After the jury went home last night, the Raj Rajaratnam trial continued in courtroom 17B.
Today Adam Smith, a former trader at Galleon who has already plead guilty, will take the stand. His testimony hasn’t even begun, and it’s already a battleground.
On Sunday night, the prosecution and defence sent letters to the court, both motivated by the same desire: to limit the damage that Smith’s testimony and the evidence associated with him could do to their cases.
Last night, Judge Holwell dismissed the jury and had each legal team stay behind to discuss the contested evidence.
On the government’s side, they want a transcript of a recording of Adam Smith and another Galleon trader, Ian Horowitz, redacted in parts to edit out Horowitz’s responses.
As for the defence, their bone of contention is that Smith may testify about Rengan Rajaratnam removing documents from the Galleon offices after Raj was arrested. Smith told prosecutors — when he himself was charged — that after Raj was arrested in 2009, his brother appeared at the Galleon office and removed his older brother’s notebooks.

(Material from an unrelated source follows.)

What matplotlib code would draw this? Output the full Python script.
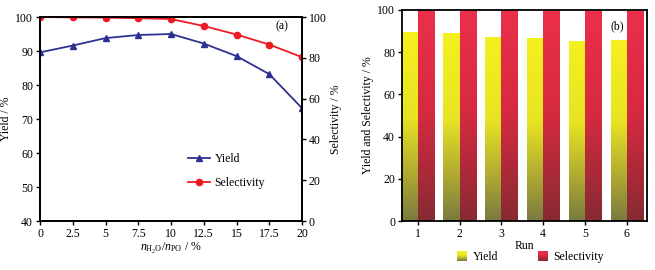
import numpy as np
import matplotlib
matplotlib.use("Agg")
import matplotlib.pyplot as plt
from matplotlib.colors import LinearSegmentedColormap
from matplotlib.patches import Rectangle
from matplotlib.legend_handler import HandlerBase

plt.rcParams['font.family'] = ['Liberation Serif', 'DejaVu Serif']
plt.rcParams['mathtext.fontset'] = 'custom'
plt.rcParams['mathtext.rm'] = 'Liberation Serif'
plt.rcParams['mathtext.it'] = 'Liberation Serif:italic'
plt.rcParams['font.size'] = 8.5

# Data
ratio = [0, 2.5, 5, 7.5, 10, 12.5, 15, 17.5, 20]
ratio_labels = ['0', '2.5', '5', '7.5', '10', '12.5', '15', '17.5', '20']
yield_a = [89.6, 91.6, 93.8, 94.7, 95.0, 92.2, 88.5, 83.2, 73.2]
select_a = [100.0, 99.8, 99.7, 99.4, 99.0, 95.6, 91.4, 86.5, 80.3]

runs = [1, 2, 3, 4, 5, 6]
yield_b = [89.6, 88.9, 87.3, 86.6, 85.1, 85.9]
select_b = [100.0, 100.0, 100.0, 99.3, 99.3, 99.3]

fig = plt.figure(figsize=(6.55, 2.7), dpi=100)

# ---- Panel (a)
ax1 = fig.add_axes([40/655, 1-221/270, 262/655, 204/270])
ax2 = ax1.twinx()
blue = '#2e3192'
red = '#ed1c24'
l1, = ax1.plot(ratio, yield_a, color=blue, marker='^', ms=4.5, lw=1.3, label='Yield')
l2, = ax2.plot(ratio, select_a, color=red, marker='o', ms=4.5, lw=1.3, label='Selectivity')
ax1.set_xlim(0, 20)
ax1.set_ylim(40, 100)
ax2.set_ylim(0, 100)
ax1.set_xticks(ratio)
ax1.set_xticklabels(ratio_labels)
ax1.set_yticks(range(40, 101, 10))
ax2.set_yticks(range(0, 101, 20))
ax1.set_ylabel('Yield / %', labelpad=2)
ax2.set_ylabel('Selectivity / %', labelpad=2)
ax1.set_xlabel(r'$n_{\mathrm{H_2O}}/n_{\mathrm{PO}}$ / %', labelpad=1)
ax1.text(0.924, 0.956, '(a)', transform=ax1.transAxes, ha='center', va='center')
ax1.legend([l1, l2], ['Yield', 'Selectivity'], loc='center left',
           bbox_to_anchor=(0.565, 0.245), frameon=False, handlelength=1.9,
           handletextpad=0.35, labelspacing=1.0, fontsize=8.5,
           borderaxespad=0, borderpad=0)
for a in (ax1, ax2):
    for s in a.spines.values():
        s.set_linewidth(1.3)
    a.tick_params(width=1.0, length=3, pad=2)

# ---- Panel (b)
ax3 = fig.add_axes([402/655, 1-221/270, 245/655, 211/270])
w = 0.39
ycmap = LinearSegmentedColormap.from_list(
    'y', [(0, '#f5f01e'), (0.45, '#e8e424'), (0.75, '#b0ab32'), (1, '#7a7a40')])
rcmap = LinearSegmentedColormap.from_list(
    'r', [(0, '#ec2f4a'), (0.5, '#d42a40'), (1, '#872a32')])
grad = np.linspace(0, 1, 256).reshape(-1, 1)
for r, yv, sv in zip(runs, yield_b, select_b):
    for x0, h, cm in ((r - w, yv, ycmap), (r, sv, rcmap)):
        rect = Rectangle((x0, 0), w, h, facecolor='none', edgecolor='none')
        ax3.add_patch(rect)
        im = ax3.imshow(grad, cmap=cm, aspect='auto', origin='upper',
                        extent=(x0, x0 + w, 0, h), zorder=1, vmin=0, vmax=1)
        im.set_clip_path(rect)
ax3.set_xlim(0.625, 6.48)
ax3.set_ylim(0, 100)
ax3.set_xticks(runs)
ax3.set_yticks(range(0, 101, 20))
ax3.set_xlabel('Run', labelpad=0)
ax3.set_ylabel('Yield and Selectivity / %', labelpad=2)
ax3.text(0.877, 0.924, '(b)', transform=ax3.transAxes, ha='center', va='center')
for s in ax3.spines.values():
    s.set_linewidth(1.3)
ax3.tick_params(width=1.0, length=3, pad=2)


class GradHandler(HandlerBase):
    def __init__(self, cmap):
        super().__init__()
        self.cmap = cmap

    def create_artists(self, legend, orig_handle, xdescent, ydescent, width,
                       height, fontsize, trans):
        arts = []
        n = 10
        s = height * 1.15
        x0 = width - s
        for i in range(n):
            c = self.cmap(i / (n - 1))
            r = Rectangle((x0, -ydescent + s * (n - 1 - i) / n - 1), s, s / n + 0.3,
                          facecolor=c, edgecolor='none', transform=trans)
            arts.append(r)
        return arts

h1 = Rectangle((0, 0), 1, 1)
h2 = Rectangle((0, 0), 1, 1)
fig.legend([h1, h2], ['Yield', 'Selectivity'],
           handler_map={h1: GradHandler(ycmap), h2: GradHandler(rcmap)},
           loc='center', bbox_to_anchor=(530/655, 1-257/270), ncol=2,
           frameon=False, handlelength=0.9, columnspacing=3.3, handletextpad=0.5)

fig.savefig('out.png', dpi=100)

John Dowd and his crew argue that since Raj, “under arrest, had no control over his brother’s actions,” and more importantly, that the documents were taken for a reason (a lawyer apparently asked for them to prepare for a bail hearing), to have Smith testify about the event would suggest obstruction of justice, of which their client has not been accused, and confuse the jury.
“It would be impermissibly prejudicial, and of no probative value whatsoever, for the government to elicit testimony suggesting that Mr. Rajaratnam and his brother were concealing evidence,” Dowd said in his earlier letter to the court.
The government argued this evening that Smith’s testimony about Rengan’s actions should be admitted because it “proves the existence of the charged conspiracy and Rengan’s membership in it.”
Smith reportedly met up with Rengan twice in Spring last year. During an interview with the FBI, Smith alleged that during one of those meetings, Rengan asked about him about a “little black book of information.” He wanted to ensure Smith “was not going to say anything about the notebooks or black book,” according to Bloomberg.
The final issue involves Smith’s earlier FBI statement, in which he alleged that Rengan told him Raj had fabricated a story to cover-up his dealings with Morgan Stanley banker, Kamal Ahmed. This alleged conversation happened months after Raj was arrested.
Smith told investigators that Rengan had told him, “when someone discussed ‘Kamal’ with Raj, Raj would say it was a reference to Kamal Das, a sell- side analyst,” rather than Morgan Stanley banker and alleged tipster Kamal Ahmed, the government wrote in their letter.
Judge Holwell said last night he needed the night to think his decision over, but at least on the issue of Rengan’s removal of documents from Galleon, he said, “I’m leaning somewhat toward the defence position.”
The trial starts at 9:30 am and the judge asked the lawyers to arrive at 9 am, when he’ll make his verdict.